Rich Brooks has talked about it all year.
Kentucky wants to climb that proverbial ladder to the top of the Southeastern Conference. With presumably just a few years left in his coaching career, Brooks wants to put Kentucky on top when he finally decides to walk away.
But Brooks reminded everyone Monday that it takes more than just a leap to the get to the top. It takes several steps and several climbs to reach that ultimate destination.
It's kind of like that ancient and all too often overused cliché of taking it one step at a time. UK has to take that next step on the ladder before it can think about the second and third step.
Mississippi State, historically the UK of the SEC Western Division, is the next barrier to climb. If the Cats are going to check off the next batch of goals, they have to take care of the teams like Mississippi State.
"When you are in the lower half of the league historically, to get to the upper half, you not only have to knock off some of those big guys, but you have to beat the guys that are like you," said Brooks, who is 7-4 against SEC West teams since 2006. "Mississippi State and Kentucky have been like each other for quite a while, and the team that wins has an edge up of being able to climb that ladder a little bit."
MSU stole a similar edge in 2007 in an eerily identical game. The Cats were riding a 6-2 record into Homecoming weekend, just two weeks removed from the historic upset over No. 1 LSU. Nationally ranked with four games to go, the UK players and coaches had their sights set on - gasp! - a New Year's Day bowl.
And then the MSU ground attack ran the UK train right off the tracks. The upset at Commonwealth certainly didn't derail a superb season in the Bluegrass - the Cats went on to finish 8-5 and win the Gaylord Hotels Music City Bowl - but there's no telling where UK might have been spending the holidays had it not floundered on Homecoming.
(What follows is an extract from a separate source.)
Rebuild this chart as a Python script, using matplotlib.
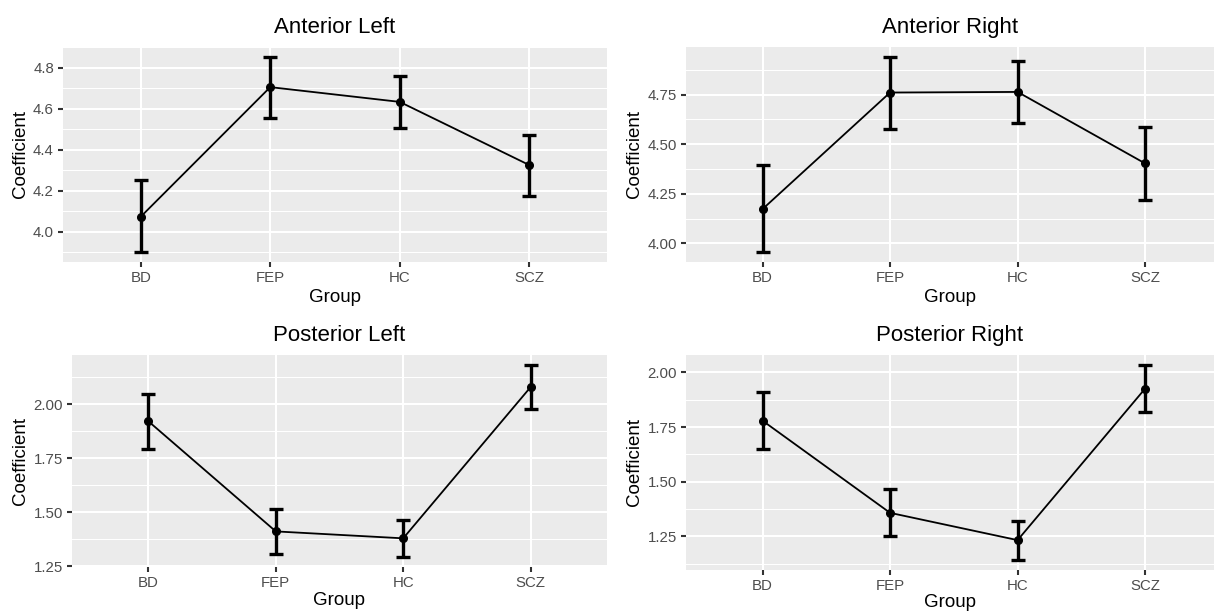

"It's always something that happens before this game," offensive lineman Christian Johnson said. "Some games we lose and then there's always some games that other SEC teams lose, which makes it all the more important to push yourself in front of them if you do win the game."
A must-win, though, if UK is going to make this season's bid for a fourth straight bowl appearance even more special?
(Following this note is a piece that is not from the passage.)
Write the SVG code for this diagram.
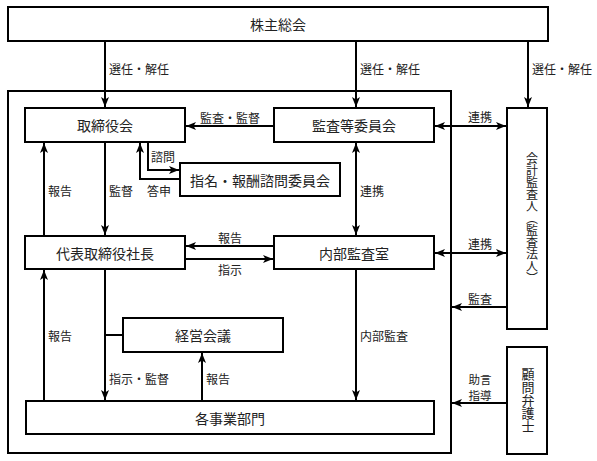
<svg xmlns="http://www.w3.org/2000/svg" width="597" height="461" viewBox="0 0 597 461">
<style>
.box{fill:#fff;stroke:#000;stroke-width:2}
.outer{fill:none;stroke:#000;stroke-width:2}
.t{font-family:"Noto Sans CJK JP","Noto Sans CJK SC",sans-serif;font-size:14px;fill:#222;text-anchor:middle;dominant-baseline:central}
.v{font-family:"Noto Sans CJK JP","Noto Sans CJK SC",sans-serif;font-size:12px;fill:#222;text-anchor:middle;writing-mode:vertical-rl}
.l{font-family:"Noto Sans CJK JP","Noto Sans CJK SC",sans-serif;font-size:12px;fill:#222;dominant-baseline:central}
.lc{text-anchor:middle}
.c{fill:none;stroke:#000;stroke-width:2}
.a{marker-end:url(#ah)}
.b{marker-start:url(#ahs);marker-end:url(#ah)}
</style>
<defs>
<marker id="ah" markerUnits="userSpaceOnUse" markerWidth="10" markerHeight="10" viewBox="0 0 10 10" refX="10" refY="5" orient="auto">
<path d="M0,1 L10,5 L0,9 L2.5,5 z" fill="#000"/>
</marker>
<marker id="ahs" markerUnits="userSpaceOnUse" markerWidth="10" markerHeight="10" viewBox="0 0 10 10" refX="0" refY="5" orient="auto">
<path d="M10,1 L0,5 L10,9 L7.5,5 z" fill="#000"/>
</marker>
</defs>

<rect class="outer" x="8" y="91" width="443" height="362"/>

<g id="connectors">
<path class="c a" d="M105,41 V107"/>
<path class="c a" d="M356,41 V107"/>
<path class="c a" d="M528,41 V107"/>
<path class="c a" d="M274,126 H186"/>
<path class="c b" d="M435,126 H506"/>
<path class="c a" d="M148,143 V170 H179"/>
<path class="c a" d="M180,179 H140 V143"/>
<path class="c a" d="M44,235 V143"/>
<path class="c a" d="M105,143 V235"/>
<path class="c b" d="M356,143 V235"/>
<path class="c a" d="M274,246 H186"/>
<path class="c a" d="M185,259 H273"/>
<path class="c b" d="M435,253 H506"/>
<path class="c a" d="M507,307 H452"/>
<path class="c a" d="M507,403 H452"/>
<path class="c a" d="M356,270 V400"/>
<path class="c a" d="M105,270 V400"/>
<path class="c" d="M105,335 H123"/>
<path class="c a" d="M202,401 V353"/>
<path class="c a" d="M44,401 V270"/>

<text class="l" x="109" y="68">選任・解任</text>
<text class="l" x="360" y="68">選任・解任</text>
<text class="l" x="532" y="68">選任・解任</text>
<text class="l lc" x="230" y="117">監査・監督</text>
<text class="l lc" x="480" y="116">連携</text>
<text class="l" x="151" y="156">諮問</text>
<text class="l" x="147" y="190">答申</text>
<text class="l" x="48" y="190">報告</text>
<text class="l" x="109" y="190">監督</text>
<text class="l" x="360" y="190">連携</text>
<text class="l lc" x="230" y="237">報告</text>
<text class="l lc" x="230" y="269">指示</text>
<text class="l lc" x="480" y="243">連携</text>
<text class="l lc" x="480" y="298">監査</text>
<text class="l lc" x="480" y="379" style="font-size:11.5px">助言</text>
<text class="l lc" x="480" y="395" style="font-size:11.5px">指導</text>
<text class="l" x="360" y="335">内部監査</text>
<text class="l" x="48" y="335">報告</text>
<text class="l" x="109" y="378">指示・監督</text>
<text class="l" x="206" y="378">報告</text>
</g>

<g id="shareholders">
<rect class="box" x="8" y="7" width="540" height="34"/>
<text class="t" x="278" y="24">株主総会</text>
</g>
<g id="board">
<rect class="box" x="25" y="108" width="160" height="34"/>
<text class="t" x="105" y="125">取締役会</text>
</g>
<g id="audit-committee">
<rect class="box" x="274" y="108" width="160" height="34"/>
<text class="t" x="354" y="125">監査等委員会</text>
</g>
<g id="nomination">
<rect class="box" x="180" y="163" width="160" height="33"/>
<text class="t" x="260" y="179.5">指名・報酬諮問委員会</text>
</g>
<g id="president">
<rect class="box" x="25" y="236" width="160" height="33"/>
<text class="t" x="105" y="252.5">代表取締役社長</text>
</g>
<g id="internal-audit">
<rect class="box" x="274" y="236" width="160" height="33"/>
<text class="t" x="354" y="252.5">内部監査室</text>
</g>
<g id="management">
<rect class="box" x="123" y="318" width="160" height="34"/>
<text class="t" x="203" y="335">経営会議</text>
</g>
<g id="divisions">
<rect class="box" x="26" y="401" width="408" height="33"/>
<text class="t" x="230" y="417.5">各事業部門</text>
</g>
<g id="auditor">
<rect class="box" x="507" y="108" width="40" height="221"/>
<text class="v" x="532" y="218">会計監査人（監査法人）</text>
</g>
<g id="lawyer">
<rect class="box" x="507" y="347" width="40" height="107"/>
<text class="v" x="528" y="400" style="font-size:13px">顧問弁護士</text>
</g>
</svg>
"We definitely have to win this game," Johnson said. "This is one of the biggest games of the season, if not the biggest. If we win this it will put us ahead where we need to be and help us accomplish our goal of going to the best bowl game that we can."
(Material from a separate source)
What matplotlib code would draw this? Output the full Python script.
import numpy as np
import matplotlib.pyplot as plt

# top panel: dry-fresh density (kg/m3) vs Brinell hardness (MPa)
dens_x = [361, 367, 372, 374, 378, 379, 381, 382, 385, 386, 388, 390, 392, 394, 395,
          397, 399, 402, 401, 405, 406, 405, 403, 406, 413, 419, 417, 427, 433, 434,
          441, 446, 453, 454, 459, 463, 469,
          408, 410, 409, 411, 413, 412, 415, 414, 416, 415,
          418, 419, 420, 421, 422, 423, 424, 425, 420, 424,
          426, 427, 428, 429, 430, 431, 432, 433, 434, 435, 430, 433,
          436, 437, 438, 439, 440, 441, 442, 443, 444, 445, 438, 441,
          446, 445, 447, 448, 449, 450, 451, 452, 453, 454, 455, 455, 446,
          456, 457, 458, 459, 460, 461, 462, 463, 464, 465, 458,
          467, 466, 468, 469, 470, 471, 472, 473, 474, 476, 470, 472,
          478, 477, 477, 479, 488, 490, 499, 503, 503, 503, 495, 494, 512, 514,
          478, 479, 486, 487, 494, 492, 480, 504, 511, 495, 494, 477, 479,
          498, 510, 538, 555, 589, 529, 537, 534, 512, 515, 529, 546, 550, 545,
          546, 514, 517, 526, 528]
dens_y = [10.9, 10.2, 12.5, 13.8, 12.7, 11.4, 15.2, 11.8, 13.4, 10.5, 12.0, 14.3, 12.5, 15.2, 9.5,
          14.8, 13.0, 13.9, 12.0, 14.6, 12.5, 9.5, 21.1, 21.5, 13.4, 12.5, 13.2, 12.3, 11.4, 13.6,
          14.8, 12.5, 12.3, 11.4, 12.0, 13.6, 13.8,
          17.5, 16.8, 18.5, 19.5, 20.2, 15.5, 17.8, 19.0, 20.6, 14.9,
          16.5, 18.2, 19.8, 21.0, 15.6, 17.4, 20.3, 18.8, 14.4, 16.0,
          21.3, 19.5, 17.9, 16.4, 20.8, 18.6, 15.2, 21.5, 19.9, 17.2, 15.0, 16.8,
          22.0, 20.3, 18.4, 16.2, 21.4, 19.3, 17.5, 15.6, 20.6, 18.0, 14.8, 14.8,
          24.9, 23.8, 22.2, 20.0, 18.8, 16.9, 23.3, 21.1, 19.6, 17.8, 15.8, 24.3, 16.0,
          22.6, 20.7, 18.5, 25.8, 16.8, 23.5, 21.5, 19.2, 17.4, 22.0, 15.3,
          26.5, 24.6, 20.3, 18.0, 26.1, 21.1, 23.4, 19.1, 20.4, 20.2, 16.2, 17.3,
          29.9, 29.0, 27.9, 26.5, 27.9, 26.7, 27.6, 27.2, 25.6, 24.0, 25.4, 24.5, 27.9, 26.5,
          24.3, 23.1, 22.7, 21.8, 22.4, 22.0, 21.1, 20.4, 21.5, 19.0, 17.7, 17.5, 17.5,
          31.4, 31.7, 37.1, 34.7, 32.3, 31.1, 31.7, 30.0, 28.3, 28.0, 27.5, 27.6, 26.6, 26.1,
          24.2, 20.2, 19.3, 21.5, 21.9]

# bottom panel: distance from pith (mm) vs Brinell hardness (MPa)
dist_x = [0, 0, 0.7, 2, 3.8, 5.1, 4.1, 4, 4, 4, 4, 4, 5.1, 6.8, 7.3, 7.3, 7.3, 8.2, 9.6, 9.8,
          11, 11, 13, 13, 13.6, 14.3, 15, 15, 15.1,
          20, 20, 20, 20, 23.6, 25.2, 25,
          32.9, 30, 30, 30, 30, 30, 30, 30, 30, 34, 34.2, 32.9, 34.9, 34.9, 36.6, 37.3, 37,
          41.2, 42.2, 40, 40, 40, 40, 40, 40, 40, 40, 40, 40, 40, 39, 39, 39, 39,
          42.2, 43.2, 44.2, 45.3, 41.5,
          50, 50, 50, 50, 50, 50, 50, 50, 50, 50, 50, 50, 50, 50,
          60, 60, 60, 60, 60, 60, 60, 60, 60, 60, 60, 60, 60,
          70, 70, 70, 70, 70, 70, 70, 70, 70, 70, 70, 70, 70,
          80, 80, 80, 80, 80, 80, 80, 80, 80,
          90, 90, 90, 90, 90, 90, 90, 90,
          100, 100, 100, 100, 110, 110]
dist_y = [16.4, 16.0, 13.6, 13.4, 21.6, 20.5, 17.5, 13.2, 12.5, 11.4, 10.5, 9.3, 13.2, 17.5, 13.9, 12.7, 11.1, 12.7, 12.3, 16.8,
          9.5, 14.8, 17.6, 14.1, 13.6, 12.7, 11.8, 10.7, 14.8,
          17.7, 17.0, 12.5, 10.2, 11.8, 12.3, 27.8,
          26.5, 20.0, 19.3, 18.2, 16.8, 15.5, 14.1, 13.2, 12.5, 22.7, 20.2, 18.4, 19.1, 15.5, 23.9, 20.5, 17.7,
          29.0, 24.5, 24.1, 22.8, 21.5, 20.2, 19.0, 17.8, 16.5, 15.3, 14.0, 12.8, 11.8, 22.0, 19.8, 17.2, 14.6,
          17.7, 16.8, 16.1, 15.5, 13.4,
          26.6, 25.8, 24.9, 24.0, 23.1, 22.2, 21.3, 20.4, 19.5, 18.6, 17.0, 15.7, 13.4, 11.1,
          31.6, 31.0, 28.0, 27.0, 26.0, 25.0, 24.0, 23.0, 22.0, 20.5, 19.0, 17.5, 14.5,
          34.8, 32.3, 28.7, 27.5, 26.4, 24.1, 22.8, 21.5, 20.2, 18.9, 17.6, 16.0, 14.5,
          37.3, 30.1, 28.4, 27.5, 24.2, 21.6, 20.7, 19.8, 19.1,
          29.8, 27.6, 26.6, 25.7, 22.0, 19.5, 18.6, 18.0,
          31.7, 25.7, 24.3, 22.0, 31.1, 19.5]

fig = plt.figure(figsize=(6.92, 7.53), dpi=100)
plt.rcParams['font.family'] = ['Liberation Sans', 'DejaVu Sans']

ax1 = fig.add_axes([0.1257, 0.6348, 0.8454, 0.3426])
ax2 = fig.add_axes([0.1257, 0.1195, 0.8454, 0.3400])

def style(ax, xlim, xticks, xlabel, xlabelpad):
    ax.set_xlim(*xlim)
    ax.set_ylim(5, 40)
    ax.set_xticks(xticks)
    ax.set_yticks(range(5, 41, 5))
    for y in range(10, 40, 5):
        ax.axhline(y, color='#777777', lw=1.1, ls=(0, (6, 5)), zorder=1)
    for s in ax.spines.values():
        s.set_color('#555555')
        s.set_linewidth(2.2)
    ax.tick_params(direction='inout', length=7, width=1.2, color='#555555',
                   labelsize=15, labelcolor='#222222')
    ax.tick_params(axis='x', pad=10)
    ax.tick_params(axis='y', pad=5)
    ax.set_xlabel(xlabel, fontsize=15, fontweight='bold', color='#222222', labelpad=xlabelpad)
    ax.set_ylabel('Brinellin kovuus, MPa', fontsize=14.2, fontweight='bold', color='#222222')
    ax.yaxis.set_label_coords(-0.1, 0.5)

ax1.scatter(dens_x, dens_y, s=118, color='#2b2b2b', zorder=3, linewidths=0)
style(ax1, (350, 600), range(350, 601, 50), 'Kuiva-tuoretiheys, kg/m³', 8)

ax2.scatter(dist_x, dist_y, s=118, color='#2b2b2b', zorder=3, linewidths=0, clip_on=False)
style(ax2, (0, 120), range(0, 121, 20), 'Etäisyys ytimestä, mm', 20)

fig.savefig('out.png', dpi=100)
But that's where the paradox exists. As much as Kentucky needs this game, Mississippi State might need it even more. At 3-5 with four games remaining, the Bulldogs would need to win three of their next four to be bowl eligible.
It's yet another strikingly similar scenario to the 2007 Homecoming humbling. The Bulldogs entered that game 4-4 and in dire need of two more wins to become bowl eligible. With the win, MSU went on to a Liberty Bowl victory.
"You look at your schedule and whether you are favored, or not going to be favored, or going to be favored, and you look and say you can beat this team and that team, but you have to beat this team and this team. Guess what? They are looking at you the same way. We have to beat that team," Brooks said.
Needless to say, the Mississippi State game has had huge ramifications in each of UK's bowl-winning seasons.
In 2006, the MSU win arguably turned the season around - and quite possibly the fate of UK's modern history - the week after a trouncing in Baton Rouge, La. Last season, UK squeaked out its bowl eligibility victory following a demoralizing defeat to Florida.
Both teams need this game, maybe a bit desperately. As history would indicate, it could define the rest of the season.
"It's one of those games you have to win," Johnson said. "We're going to have to come together, we're going to have to play hard and we're going to have to fight our best."